3. İzale-i Şuyu davası açmak için arabuluculuk zorunlu mu? Evet. 1 Eylül 2023 tarihinden itibaren ortaklığın giderilmesi davalarında arabuluculuk “dava şartı” haline gelmiştir. Arabulucuya gitmeden açılan dava, başka hiçbir inceleme yapılmadan reddedilir.
4. Hisseli (ortak) tapulu evimi bir arkadaşıma satsam, diğer ortaklar bozabilir mi?
Evet. Diğer ortaklar, satışın kendilerine noterle bildirilmesinden itibaren 3 ay veya (bildirim yoksa) satıştan itibaren 2 yıl içinde Şufa (Önalım) Davası açabilir. Arkadaşınıza ödediği resmi satış bedelini (tapuda yazan bedeli) ödeyerek hisseyi elinden alabilirler.
5. Şufa davası nasıl engellenir?
Satıştan önce diğer ortaklardan noterde veya tapuda “önalım hakkından feragat” beyanı alınabilir. Ayrıca, mülk fiilen bölünmüş ve kullanılıyorsa (fiili taksim), şufa davası reddedilebilir. Satış yerine bağışlama veya trampa yapılması da şufa hakkını engeller.
6. İzale-i Şuyu davasında ev kaça satılır? Bilirkişi değeri nedir?
Mahkeme, evin güncel piyasa değerini belirlemesi için bilirkişi atar. Ev, bu raporda belirlenen değerin (kıymet takdiri) genellikle %50’sinden başlayan bir açık artırmada satılır.
7. Bilirkişi raporu evin değerini düşük gösterdi. Ne yapmalıyım?
Raporun size tebliğ edildiği tarihten itibaren 7 GÜN içinde, masraflarını da ödeyerek mahkemeye itiraz etmelisiniz. Bu 7 günlük süreyi kaçırırsanız, düşük değere itiraz etme hakkınızı tamamen kaybedersiniz ve eviniz o düşük bedel üzerinden satılır.
8. Elbirliği mülkiyeti ile paylı mülkiyet farkı nedir?
Elbirliği (iştirak), genellikle mirastan kalır, paylar belli değildir ve satış için oybirliği gerekir. Paylı (müşterek), hisseler bellidir (1/3 gibi) ve herkes kendi hissesini (şufa riskiyle) satabilir.
9. İzale-i Şuyu davasında açık artırmaya ortaklar girebilir mi?
Evet. Evin ortağı (paydaşı) olmanız ihaleye girmenize engel değildir. Diğer ortaklar gibi siz de teklif verip evi satın almayı deneyebilirsiniz.

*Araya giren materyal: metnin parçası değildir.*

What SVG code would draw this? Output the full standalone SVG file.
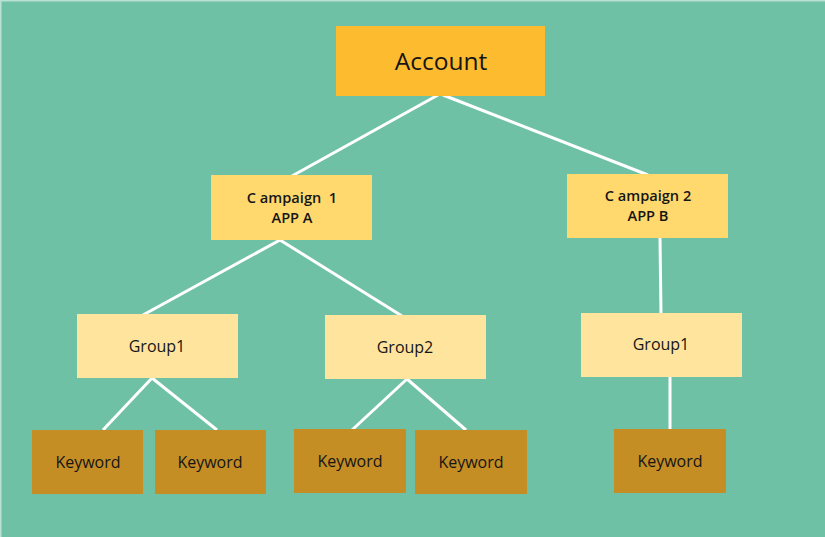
<svg xmlns="http://www.w3.org/2000/svg" width="825" height="537" viewBox="0 0 825 537">
<style>
text{font-family:"Open Sans","Noto Sans","Liberation Sans",sans-serif;fill:#151515;text-anchor:middle}
.acc{fill:#FDBB30}
.camp{fill:#FFD86E}
.grp{fill:#FFE49E}
.kw{fill:#C48E25}
.tc{font-size:14.6px;font-weight:600}
.tg{font-size:16px;font-weight:500}
#connectors line{stroke:#ffffff;stroke-width:3;stroke-linecap:butt}
</style>
<rect x="0" y="0" width="825" height="537" fill="#6FC1A5"/>
<rect x="0" y="0" width="825" height="1.5" fill="#B9E2D3"/>
<rect x="0" y="0" width="1.5" height="537" fill="#B9E2D3"/>
<g id="connectors">
<line x1="438" y1="95" x2="292" y2="176"/>
<line x1="443" y1="95" x2="648" y2="175"/>
<line x1="280" y1="240" x2="143" y2="315"/>
<line x1="280" y1="240" x2="402" y2="316"/>
<line x1="660" y1="238" x2="661" y2="314"/>
<line x1="152" y1="378" x2="103" y2="430"/>
<line x1="152" y1="378" x2="217" y2="430"/>
<line x1="407" y1="379" x2="352" y2="430"/>
<line x1="407" y1="379" x2="466" y2="430"/>
<line x1="670" y1="377" x2="670" y2="430"/>
</g>
<g id="account"><rect class="acc" x="336" y="26" width="209" height="70"/><text x="441" y="70" font-size="24.5">Account</text></g>
<g id="campaign1"><rect class="camp" x="211" y="175" width="161" height="65"/><text class="tc" x="292" y="203" xml:space="preserve">C ampaign  1</text><text class="tc" x="292" y="223">APP A</text></g>
<g id="campaign2"><rect class="camp" x="567" y="174" width="161" height="64"/><text class="tc" x="648" y="201" xml:space="preserve">C ampaign 2</text><text class="tc" x="648" y="221">APP B</text></g>
<g id="group1a"><rect class="grp" x="77" y="314" width="161" height="64"/><text class="tg" x="157" y="352">Group1</text></g>
<g id="group2"><rect class="grp" x="325" y="315" width="161" height="64"/><text class="tg" x="405" y="353">Group2</text></g>
<g id="group1b"><rect class="grp" x="581" y="313" width="161" height="64"/><text class="tg" x="661" y="350">Group1</text></g>
<g id="kw1"><rect class="kw" x="32" y="430" width="111" height="64"/><text class="tg" x="88" y="468">Keyword</text></g>
<g id="kw2"><rect class="kw" x="155" y="430" width="111" height="64"/><text class="tg" x="210" y="468">Keyword</text></g>
<g id="kw3"><rect class="kw" x="294" y="429" width="112" height="64"/><text class="tg" x="350" y="467">Keyword</text></g>
<g id="kw4"><rect class="kw" x="415" y="430" width="112" height="64"/><text class="tg" x="471" y="468">Keyword</text></g>
<g id="kw5"><rect class="kw" x="614" y="429" width="112" height="64"/><text class="tg" x="670" y="467">Keyword</text></g>
</svg>
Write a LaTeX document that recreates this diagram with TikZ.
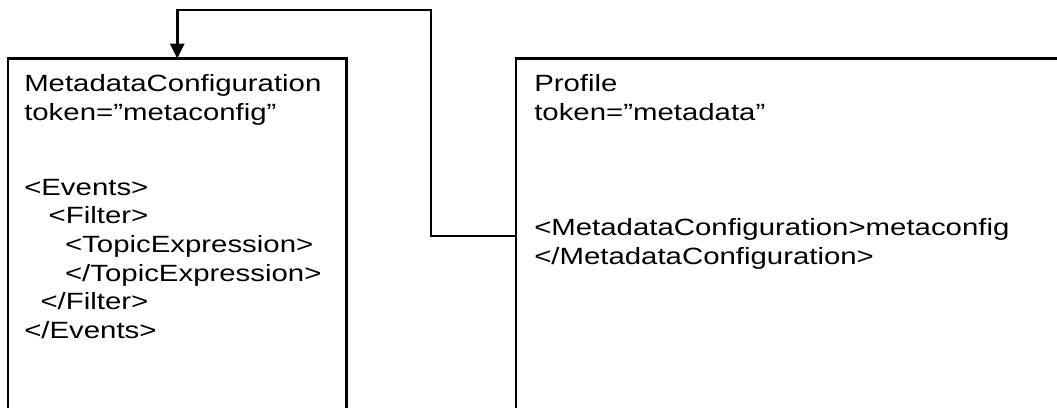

10. İzale-i Şuyu dava masraflarını kim öder?
Davayı açan taraf masrafları (harç, bilirkişi vb.) davanın başında öder. Ancak dava bittiğinde ve ev satıldığında, bu yapılan tüm masraflar satıştan elde edilen toplam paradan kesilir. Yani sonuçta, tüm ortaklar masraflara hisseleri oranında katılmış olur.
11. Evde “Aile Konutu Şerhi” var. Bu ortak tapulu ev nasıl satılır?
Malik olmayan eşin (tapuda adı geçmeyen eşin) açık rızası olmadan satılamaz. Eğer rıza olmadan satılırsa, diğer eş dava açıp satışı iptal ettirebilir.
12. Boşanma davası varken ortak ev için İzale-i Şuyu davası açılabilir mi?
Açılabilir. Ancak, eğer eşler arasında Aile Mahkemesi’nde görülen bir “Mal Rejiminin Tasfiyesi” (mal paylaşımı) davası varsa, Yargıtay kararlarına göre İzale-i Şuyu davası (Sulh Hukuk Mah.) bu davanın sonucunu beklemek zorundadır. Buna “bekletici mesele” denir.